Safeguard Properties on Tuesday filed a motion to dismiss a fraud complaint by Illinois Attorney General Lisa Madigan that seeks to bar the Cleveland property inspection company from doing business in Illinois because inspectors broke into occupied homes.
Last month, Illinois became the first state to legally claim that Safeguard had "unlawfully dispossessed legal occupants of their homes." Property maintenance has become a new area of liability for large banks that have hired Safeguard and others to secure homes in foreclosure and to maintain real estate-owned properties.

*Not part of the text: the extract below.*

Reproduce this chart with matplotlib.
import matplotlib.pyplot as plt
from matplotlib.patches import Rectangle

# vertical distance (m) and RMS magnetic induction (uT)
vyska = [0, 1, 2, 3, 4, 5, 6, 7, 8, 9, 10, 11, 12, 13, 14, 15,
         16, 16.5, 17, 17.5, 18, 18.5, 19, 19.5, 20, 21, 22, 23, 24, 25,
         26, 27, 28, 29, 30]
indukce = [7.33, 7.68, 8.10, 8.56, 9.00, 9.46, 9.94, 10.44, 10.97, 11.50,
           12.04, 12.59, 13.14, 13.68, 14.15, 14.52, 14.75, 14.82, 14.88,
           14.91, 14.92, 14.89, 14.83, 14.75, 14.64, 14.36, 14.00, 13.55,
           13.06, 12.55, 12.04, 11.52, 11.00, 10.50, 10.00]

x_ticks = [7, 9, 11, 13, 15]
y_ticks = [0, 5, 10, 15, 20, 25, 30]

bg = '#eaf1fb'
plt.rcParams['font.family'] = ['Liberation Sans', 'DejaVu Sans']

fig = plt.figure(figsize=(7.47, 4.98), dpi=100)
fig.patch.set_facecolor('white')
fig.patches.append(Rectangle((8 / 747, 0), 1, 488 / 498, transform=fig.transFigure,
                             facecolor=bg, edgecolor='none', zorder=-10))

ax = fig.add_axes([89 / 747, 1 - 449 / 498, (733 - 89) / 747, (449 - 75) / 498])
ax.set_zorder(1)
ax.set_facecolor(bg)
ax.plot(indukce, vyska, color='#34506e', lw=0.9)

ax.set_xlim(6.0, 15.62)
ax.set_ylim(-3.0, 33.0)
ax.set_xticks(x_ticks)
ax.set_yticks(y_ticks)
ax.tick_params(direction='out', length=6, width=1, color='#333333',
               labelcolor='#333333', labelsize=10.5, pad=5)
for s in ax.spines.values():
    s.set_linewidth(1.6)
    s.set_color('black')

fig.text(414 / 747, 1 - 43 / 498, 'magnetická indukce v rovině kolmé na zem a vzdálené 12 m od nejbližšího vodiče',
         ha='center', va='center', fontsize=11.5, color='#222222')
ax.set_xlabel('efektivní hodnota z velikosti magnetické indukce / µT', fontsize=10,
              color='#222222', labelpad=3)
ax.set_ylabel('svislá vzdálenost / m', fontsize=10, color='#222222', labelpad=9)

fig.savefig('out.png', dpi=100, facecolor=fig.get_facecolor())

Illinois's lawsuit cited four borrowers whose homes were broken into by Safeguard or its subcontractors while the homes were still occupied. In one case, a 15-year-old girl called 911 thinking the home was being robbed, and two subcontractors were arrested. In another case, an Army reservist returned from military training to find several doors had been broken, locks changed, and utilities shut off.
Safeguard alleges that Illinois did not provide enough facts to claim either deceptive or unfair conduct other than alleging that more than 200 complaints had been filed by Illinois consumers concerned about the removal of personal property.
"Even if all (the complaints) were accepted as accurate, those complaints would still represent an extremely small percentage of Safeguard's work in Illinois," the company stated in its defense.